SET TASK:
Nothing but the lines from the one containing "Recreate this image" to the end of the data should be returned, exactly as written; pictures are omitted.

+++++

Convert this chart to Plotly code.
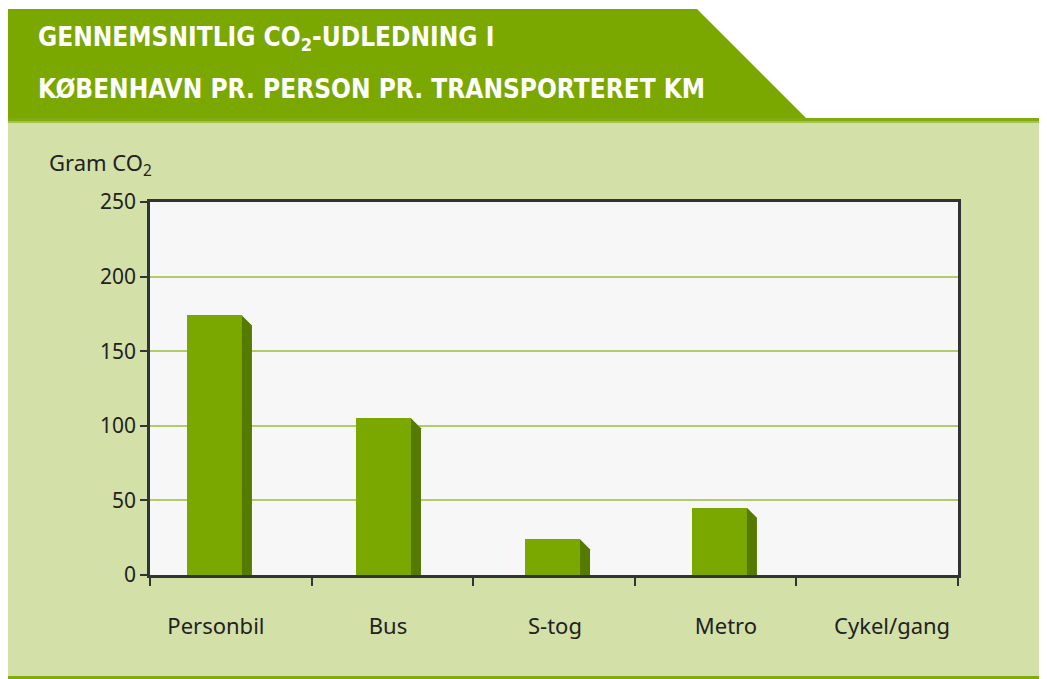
import plotly.graph_objects as go

# ---- data ----
categories = ["Personbil", "Bus", "S-tog", "Metro", "Cykel/gang"]
co2_gram = [174, 105, 24, 45, 0]
y_ticks = [0, 50, 100, 150, 200, 250]
title_line1 = "GENNEMSNITLIG CO<sub>2</sub>-UDLEDNING I"
title_line2 = "KØBENHAVN PR. PERSON PR. TRANSPORTERET KM"
y_label = "Gram CO<sub>2</sub>"

# ---- style ----
OFF = 8                      # page body margin
W, H = 1047 - OFF, 679 - OFF
ML, MR, MT, MB = 150 - OFF, 89, 202 - OFF, 104
PW, PH = W - ML - MR, H - MT - MB
HEADER_GREEN = "#7ba800"
PANEL_GREEN = "#d3e0a8"
PLOT_BG = "#f7f7f7"
BAR_FRONT = "#7aa700"
BAR_SIDE = "#547b00"
GRID = "#b0cc6a"
AXIS = "#333333"
FONT = "Noto Sans"
TITLE_FONT = "DejaVu Sans Condensed, Liberation Sans Narrow, sans-serif"

BAR_W = 0.34                      # front face width (category units)
BAR_OFF = [-0.271, -0.225, -0.179, -0.146, -0.113]   # perspective shift
LABEL_SHIFT = [-0.092, -0.027, 0.006, 0.064, 0.092]
SIDE_D = 10 / (PW / 5)            # side depth in category units
SIDE_DY = 10 / (PH / 250)         # chamfer in value units


def fx(px):  # page pixel -> paper fraction
    return (px - OFF - ML) / PW


def fy(py):
    return (H - MB - (py - OFF)) / PH


idx = list(range(len(categories)))

fig = go.Figure()
fig.add_trace(go.Bar(
    x=idx, y=co2_gram, width=BAR_W, offset=BAR_OFF,
    marker=dict(color=BAR_FRONT, line=dict(width=0)),
    hoverinfo="skip", showlegend=False,
))

for i, v in zip(idx, co2_gram):
    if v <= 0:
        continue
    xl = i + BAR_OFF[i] + BAR_W
    xr = xl + SIDE_D
    fig.add_trace(go.Scatter(
        x=[xl, xl, xr, xr, xl],
        y=[0, v, max(v - SIDE_DY, 0), 0, 0],
        fill="toself", fillcolor=BAR_SIDE, mode="lines",
        line=dict(width=0, color=BAR_SIDE),
        hoverinfo="skip", showlegend=False,
    ))

shapes = [
    # header band with slanted right end
    dict(type="path", xref="paper", yref="paper", layer="below",
         path=f"M {fx(8)},{fy(9)} L {fx(697)},{fy(9)} L {fx(806)},{fy(118)} L {fx(8)},{fy(118)} Z",
         fillcolor=HEADER_GREEN, line=dict(width=0)),
    # light panel
    dict(type="rect", xref="paper", yref="paper", layer="below",
         x0=fx(8), x1=fx(1047), y0=fy(122), y1=fy(676),
         fillcolor=PANEL_GREEN, line=dict(width=0)),
    # rule under header
    dict(type="rect", xref="paper", yref="paper", layer="below",
         x0=fx(8), x1=fx(1047), y0=fy(118), y1=fy(122),
         fillcolor="#7fab0c", line=dict(width=0)),
    dict(type="rect", xref="paper", yref="paper", layer="below",
         x0=fx(8), x1=fx(1047), y0=fy(121), y1=fy(123),
         fillcolor="#a3c452", line=dict(width=0)),
    # bottom rule
    dict(type="rect", xref="paper", yref="paper", layer="below",
         x0=fx(8), x1=fx(1047), y0=fy(676), y1=fy(679),
         fillcolor="#7fab0c", line=dict(width=0)),
    # plot background (above the panel)
    dict(type="rect", xref="paper", yref="paper", layer="below",
         x0=0, x1=1, y0=0, y1=1,
         fillcolor=PLOT_BG, line=dict(width=0)),
]

annotations = [
    dict(text=f"<b>{title_line1}</b>", xref="paper", yref="paper",
         x=fx(36), y=fy(57), xanchor="left", yanchor="bottom", showarrow=False,
         font=dict(family=TITLE_FONT, size=26, color="white")),
    dict(text=f"<b>{title_line2}</b>", xref="paper", yref="paper",
         x=fx(36), y=fy(106), xanchor="left", yanchor="bottom", showarrow=False,
         font=dict(family=TITLE_FONT, size=26, color="white")),
    dict(text=y_label, xref="paper", yref="paper",
         x=fx(47), y=fy(183), xanchor="left", yanchor="bottom", showarrow=False,
         font=dict(family=FONT, size=22, color="#222")),
]

fig.update_layout(
    width=W, height=H,
    margin=dict(l=ML, r=MR, t=MT, b=MB, autoexpand=False),
    paper_bgcolor="white", plot_bgcolor="rgba(0,0,0,0)",
    shapes=shapes, annotations=annotations,
    showlegend=False, bargap=0,
    font=dict(family=FONT, size=21, color="#222"),
)

fig.update_xaxes(
    range=[-0.5, len(categories) - 0.5],
    tickmode="array",
    tickvals=[i + s for i, s in zip(idx, LABEL_SHIFT)],
    ticktext=categories,
    ticks="", showgrid=False, zeroline=False,
    showline=True, linecolor=AXIS, linewidth=2.5, mirror=True,
    ticklabelstandoff=30,
    tickfont=dict(family=FONT, size=22, color="#222"),
    minor=dict(tickmode="array",
               tickvals=[i - 0.5 for i in range(len(categories) + 1)],
               ticks="outside", ticklen=8, tickwidth=2, tickcolor=AXIS,
               showgrid=False),
    fixedrange=True,
)
fig.update_yaxes(
    range=[0, 250], tickmode="array", tickvals=y_ticks,
    ticks="outside", ticklen=7, tickwidth=2, tickcolor=AXIS,
    showgrid=True, gridcolor=GRID, gridwidth=1.5, zeroline=False,
    showline=True, linecolor=AXIS, linewidth=2.5, mirror=True,
    tickfont=dict(family=FONT, size=21, color="#222"),
    fixedrange=True,
)

fig.write_html("out.html")
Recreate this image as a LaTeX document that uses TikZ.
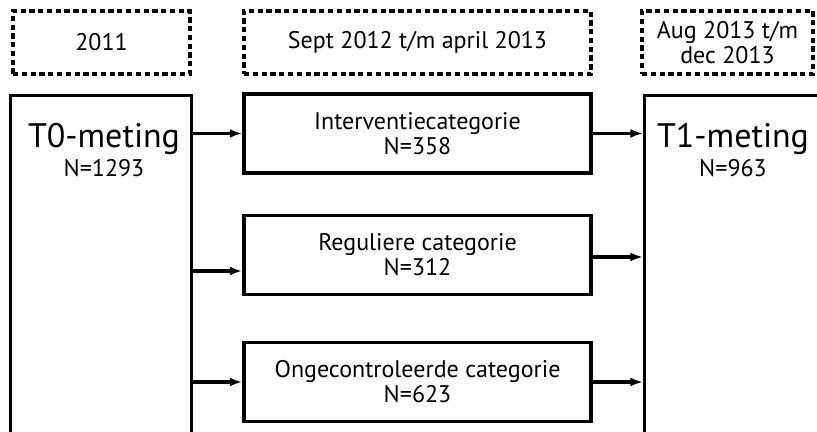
\documentclass[tikz,border=0pt]{standalone}
\usepackage{fontspec}
\setmainfont{PT Sans}
\usetikzlibrary{calc,arrows.meta}

\begin{document}
\begin{tikzpicture}[x=0.03cm,y=-0.03cm,
		periode/.style={draw,line width=2.6pt,dash pattern=on 4.5pt off 3pt,minimum height=1.89cm,align=center,font=\fontsize{20.5}{21}\selectfont},
		groep/.style={draw,line width=2.6pt,minimum width=10.41cm,minimum height=2.37cm,align=center,font=\fontsize{20.5}{21.3}\selectfont},
		meting/.style={draw,line width=2.6pt,anchor=north west,minimum height=12cm},
		pijl/.style={line width=2.6pt,-{Latex[length=0.38cm,width=0.27cm]}}]
		\useasboundingbox (0,0) rectangle (817,432);
		\clip (0,0) rectangle (817,432);
		% perioden
		\node (P0) at (101.5,42.5) [periode,minimum width=5.31cm] {2011};
		\node (P1) at (417.5,42.5) [periode,minimum width=10.41cm] {Sept 2012 t/m april 2013};
		\node (P2) at (727.5,42.5) [periode,minimum width=5.13cm] {Aug 2013 t/m\\dec 2013};
		% metingen
		\node (T0) at (9,94)   [meting,minimum width=5.43cm] {};
		\node (T1) at (643,94) [meting,minimum width=8cm] {};
		\node (T0t) at (104,150) [align=center,font=\fontsize{20.5}{24}\selectfont] {{\fontsize{29}{24}\selectfont T0-meting}\\N=1293};
		\node (T1t) at (733,150) [align=center,font=\fontsize{20.5}{24}\selectfont] {{\fontsize{29}{24}\selectfont T1-meting}\\N=963};
		% categorieen
		\node (G1) at (417.5,133.5) [groep] {Interventiecategorie\\N=358};
		\node (G2) at (417.5,255)   [groep] {Reguliere categorie\\N=312};
		\node (G3) at (417.5,382)   [groep] {Ongecontroleerde categorie\\N=623};
		% pijlen
		\draw[pijl] (T0.east |- G1.west) -- (G1.west);
		\draw[pijl] ($(T0.east |- G2.west)+(0,16)$) -- ($(G2.west)+(0,16)$);
		\draw[pijl] (T0.east |- G3.west) -- (G3.west);
		\draw[pijl] (G1.east) -- (T1.west |- G1.east);
		\draw[pijl] ($(G2.east)+(0,2)$) -- ($(T1.west |- G2.east)+(0,2)$);
		\draw[pijl] (G3.east) -- (T1.west |- G3.east);
	\end{tikzpicture}
\end{document}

+++++

OUTPUT:
Recreate this image as a LaTeX document that uses TikZ.
\documentclass[tikz,border=0pt]{standalone}
\usepackage{fontspec}
\setmainfont{PT Sans}
\usetikzlibrary{calc,arrows.meta}

\begin{document}
\begin{tikzpicture}[x=0.03cm,y=-0.03cm,
		periode/.style={draw,line width=2.6pt,dash pattern=on 4.5pt off 3pt,minimum height=1.89cm,align=center,font=\fontsize{20.5}{21}\selectfont},
		groep/.style={draw,line width=2.6pt,minimum width=10.41cm,minimum height=2.37cm,align=center,font=\fontsize{20.5}{21.3}\selectfont},
		meting/.style={draw,line width=2.6pt,anchor=north west,minimum height=12cm},
		pijl/.style={line width=2.6pt,-{Latex[length=0.38cm,width=0.27cm]}}]
		\useasboundingbox (0,0) rectangle (817,432);
		\clip (0,0) rectangle (817,432);
		% perioden
		\node (P0) at (101.5,42.5) [periode,minimum width=5.31cm] {2011};
		\node (P1) at (417.5,42.5) [periode,minimum width=10.41cm] {Sept 2012 t/m april 2013};
		\node (P2) at (727.5,42.5) [periode,minimum width=5.13cm] {Aug 2013 t/m\\dec 2013};
		% metingen
		\node (T0) at (9,94)   [meting,minimum width=5.43cm] {};
		\node (T1) at (643,94) [meting,minimum width=8cm] {};
		\node (T0t) at (104,150) [align=center,font=\fontsize{20.5}{24}\selectfont] {{\fontsize{29}{24}\selectfont T0-meting}\\N=1293};
		\node (T1t) at (733,150) [align=center,font=\fontsize{20.5}{24}\selectfont] {{\fontsize{29}{24}\selectfont T1-meting}\\N=963};
		% categorieen
		\node (G1) at (417.5,133.5) [groep] {Interventiecategorie\\N=358};
		\node (G2) at (417.5,255)   [groep] {Reguliere categorie\\N=312};
		\node (G3) at (417.5,382)   [groep] {Ongecontroleerde categorie\\N=623};
		% pijlen
		\draw[pijl] (T0.east |- G1.west) -- (G1.west);
		\draw[pijl] ($(T0.east |- G2.west)+(0,16)$) -- ($(G2.west)+(0,16)$);
		\draw[pijl] (T0.east |- G3.west) -- (G3.west);
		\draw[pijl] (G1.east) -- (T1.west |- G1.east);
		\draw[pijl] ($(G2.east)+(0,2)$) -- ($(T1.west |- G2.east)+(0,2)$);
		\draw[pijl] (G3.east) -- (T1.west |- G3.east);
	\end{tikzpicture}
\end{document}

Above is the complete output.